Poll: Texans don’t want tolls, gas tax hikes

Link to poll story here or read it below.

The headline declares Texans want their roads fixed but don't want to pay for them. But it's not a matter of not wanting to fund them, it's a matter of economics. Texans don't have any more money to give to transportation with gas at $4 a gallon! The cost of living is rising much faster than our ability to pay for it. Then, when you consider TxDOT spending $100,000 a month on lobbyists and $9 million on an ad campaign pushing toll roads and the Trans Texas Corridor, frivolous spending like $18 million rest stops with free Wi-Fi, and the endless raiding from our gas taxes that we ALREADY PAY for roads, it's no wonder Texans are in no mood for tax hikes.

Add to all that the fact that the State of Texas has had surplus after surplus (which is a result of overtaxation) with another $15 billion surplus projected by the start of next year's legislative session, Texans don't believe the State is out of money or that we're taxed too little, not for one minute!

I found it interesting that the poll didn't use numbers at all like amount of gas tax hike or any cost comparisons on toll project costs versus freeways. Like on US 281, to keep it a freeway would cost $170 million, but to make it a toll road, it will cost $1.3 billion. This would likely draw much stronger opposition to tolling existing roads given that information. They also shied away from informing people about the specific number of lane-miles slated to be tolled and how much they'd pay per mile in tolls versus gas tax, which would help people make a more informed comparison of the choices and show that it will be difficult to avoid taking the more expensive toll roads with so many in the queue.
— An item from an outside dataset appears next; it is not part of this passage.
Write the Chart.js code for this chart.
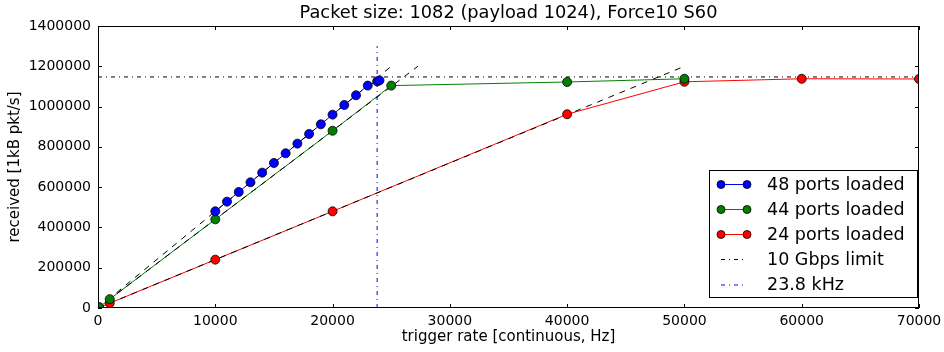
<!DOCTYPE html>
<html><head><meta charset="utf-8">
<script src="https://cdn.jsdelivr.net/npm/chart.js@4/dist/chart.umd.min.js"></script>
<style>html,body{margin:0;padding:0;background:#fff;overflow:hidden}canvas{display:block}</style>
</head><body>
<canvas id="c" width="944" height="352"></canvas>
<script>
const chartTitle = "Packet size: 1082 (payload 1024), Force10 S60";
const xTitle = "trigger rate [continuous, Hz]";
const yTitle = "received [1kB pkt/s]";
const xTicks = [0, 10000, 20000, 30000, 40000, 50000, 60000, 70000];
const yTicks = [0, 200000, 400000, 600000, 800000, 1000000, 1200000, 1400000];

const rate48 = [10000, 11000, 12000, 13000, 14000, 15000, 16000, 17000, 18000, 19000, 20000, 21000, 22000, 23000, 23800, 24000];
const recv48 = [480000, 528000, 576000, 624000, 672000, 720000, 768000, 816000, 864000, 912000, 960000, 1008000, 1056000, 1104000, 1125000, 1130000];

const rate44 = [100, 1000, 10000, 20000, 25000, 40000, 50000];
const recv44 = [4400, 44000, 440000, 880000, 1104000, 1122000, 1138000];

const rate24 = [100, 1000, 10000, 20000, 40000, 50000, 60000, 70000];
const recv24 = [2400, 24000, 240000, 480000, 962000, 1123000, 1138000, 1137000];

const theoryRate48 = [0, 25000];
const theoryRecv48 = [0, 1200000];
const theoryRate44 = [0, 27273];
const theoryRecv44 = [0, 1200000];
const theoryRate24 = [0, 50000];
const theoryRecv24 = [0, 1200000];

const limitRate = [0, 70000];
const limitRecv = [1147000, 1147000];
const kHzRate = [23800, 23800];
const kHzRecv = [0, 1300000];

const seriesLabels = ["48 ports loaded", "44 ports loaded", "24 ports loaded", "10 Gbps limit", "23.8 kHz"];
const seriesColors = ["#0000ff", "#008000", "#ff0000", "#000000", "#0000ff"];

const FONT = "'DejaVu Sans', 'Liberation Sans', sans-serif";
const DASH = [6, 6];
const DASHDOT = [4, 4, 1, 4];

function pts(xs, ys) { return xs.map((x, i) => ({x: x, y: ys[i]})); }

function lineDS(xs, ys, color, dash, order) {
  return {data: pts(xs, ys), showLine: true, borderColor: color, borderWidth: 1,
    borderDash: dash || [], pointRadius: 0, pointHoverRadius: 0, fill: false,
    tension: 0, order: order, clip: 0};
}
function markerDS(xs, ys, color) {
  return {data: pts(xs, ys), showLine: false, pointRadius: 4.5, pointHoverRadius: 4.5,
    pointBackgroundColor: color, pointBorderColor: '#000', pointBorderWidth: 0.8,
    order: 0, clip: 0};
}

const decor = {
  id: 'decor',
  afterDraw(chart) {
    const ctx = chart.ctx, a = chart.chartArea;
    const xs = chart.scales.x, ys = chart.scales.y;
    ctx.save();
    ctx.strokeStyle = '#000'; ctx.lineWidth = 1;
    ctx.strokeRect(Math.round(a.left) + 0.5, Math.round(a.top) + 0.5, Math.round(a.right - a.left) - 1, Math.round(a.bottom - a.top) - 1);
    ctx.beginPath();
    xTicks.forEach(v => {
      const p = Math.round(xs.getPixelForValue(v)) + 0.5;
      ctx.moveTo(p, a.bottom); ctx.lineTo(p, a.bottom - 4);
      ctx.moveTo(p, a.top); ctx.lineTo(p, a.top + 4);
    });
    yTicks.forEach(v => {
      const p = Math.round(ys.getPixelForValue(v)) + 0.5;
      ctx.moveTo(a.left, p); ctx.lineTo(a.left + 4, p);
      ctx.moveTo(a.right, p); ctx.lineTo(a.right - 4, p);
    });
    ctx.stroke();
    ctx.fillStyle = '#000';
    ctx.font = '17.8px ' + FONT;
    ctx.textAlign = 'center'; ctx.textBaseline = 'middle';
    ctx.fillText(chartTitle, (a.left + a.right) / 2, 13);
    const bx = 709.5, by = 170.5, bw = 208, bh = 127;
    ctx.fillStyle = '#fff'; ctx.fillRect(bx, by, bw, bh);
    ctx.strokeStyle = '#000'; ctx.lineWidth = 1; ctx.strokeRect(bx, by, bw, bh);
    const rows = [184, 209, 234, 259, 284.5];
    ctx.font = '17.5px ' + FONT; ctx.textAlign = 'left'; ctx.textBaseline = 'middle';
    seriesLabels.forEach((lab, i) => {
      const y = rows[i], c = seriesColors[i];
      ctx.strokeStyle = c; ctx.lineWidth = 1;
      ctx.setLineDash(i < 3 ? [] : DASHDOT);
      ctx.beginPath(); ctx.moveTo(721, y + 0.5); ctx.lineTo(747, y + 0.5); ctx.stroke();
      ctx.setLineDash([]);
      if (i < 3) {
        [721, 747].forEach(px => {
          ctx.beginPath(); ctx.arc(px, y + 0.5, 4, 0, Math.PI * 2);
          ctx.fillStyle = c; ctx.fill();
          ctx.strokeStyle = '#000'; ctx.lineWidth = 0.8; ctx.stroke();
        });
      }
      ctx.fillStyle = '#000';
      ctx.fillText(lab, 767, y + 1);
    });
    ctx.restore();
  }
};

new Chart(document.getElementById('c'), {
  type: 'scatter',
  data: {
    datasets: [
      markerDS(rate48, recv48, seriesColors[0]),
      markerDS(rate44, recv44, seriesColors[1]),
      markerDS(rate24, recv24, seriesColors[2]),
      lineDS(theoryRate48, theoryRecv48, '#000', DASH, 1),
      lineDS(theoryRate44, theoryRecv44, '#000', DASH, 1),
      lineDS(theoryRate24, theoryRecv24, '#000', DASH, 1),
      lineDS(limitRate, limitRecv, '#000', DASHDOT, 1),
      lineDS(kHzRate, kHzRecv, '#0000ff', DASHDOT, 1),
      lineDS(rate48, recv48, seriesColors[0], [], 2),
      lineDS(rate44, recv44, seriesColors[1], [], 2),
      lineDS(rate24, recv24, seriesColors[2], [], 2)
    ]
  },
  options: {
    responsive: false, animation: false,
    events: [],
    layout: {padding: {left: 0, top: 26, right: 25, bottom: 0}},
    plugins: {legend: {display: false}, tooltip: {enabled: false}, title: {display: false}},
    scales: {
      x: {
        type: 'linear', min: 0, max: 70000,
        afterBuildTicks: s => { s.ticks = xTicks.map(v => ({value: v})); },
        afterFit: s => { s.height = 44; s.paddingLeft = 0; s.paddingRight = 0; },
        grid: {display: true, drawOnChartArea: false, drawTicks: false},
        border: {display: false},
        ticks: {color: '#000', font: {family: FONT, size: 14}, padding: 5, maxRotation: 0, autoSkip: false,
          callback: v => String(v)},
        title: {display: true, text: xTitle, color: '#000', font: {family: FONT, size: 15}, padding: {top: 0, bottom: 6}}
      },
      y: {
        type: 'linear', min: 0, max: 1400000,
        afterBuildTicks: s => { s.ticks = yTicks.map(v => ({value: v})); },
        afterFit: s => { s.width = 98; s.paddingTop = 0; s.paddingBottom = 0; },
        grid: {display: true, drawOnChartArea: false, drawTicks: false},
        border: {display: false},
        ticks: {color: '#000', font: {family: FONT, size: 14}, padding: 7, autoSkip: false,
          callback: v => String(v)},
        title: {display: true, text: yTitle, color: '#000', font: {family: FONT, size: 15}, padding: {top: 6, bottom: 0}}
      }
    }
  },
  plugins: [decor]
});
</script>
</body></html>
Nonetheless the message is clear, Texans don't want tolls or higher transportation costs, period.

New poll shows Texans want better roads, don't want to pay for them
By CHRISTY HOPPE / The Dallas Morning News
Wednesday, June 25, 2008

AUSTIN – Texans think congestion is a serious problem and want road improvements, but a solid majority is adamantly against paying at the toll booth or gas pump for bigger and better highways, a poll released today shows.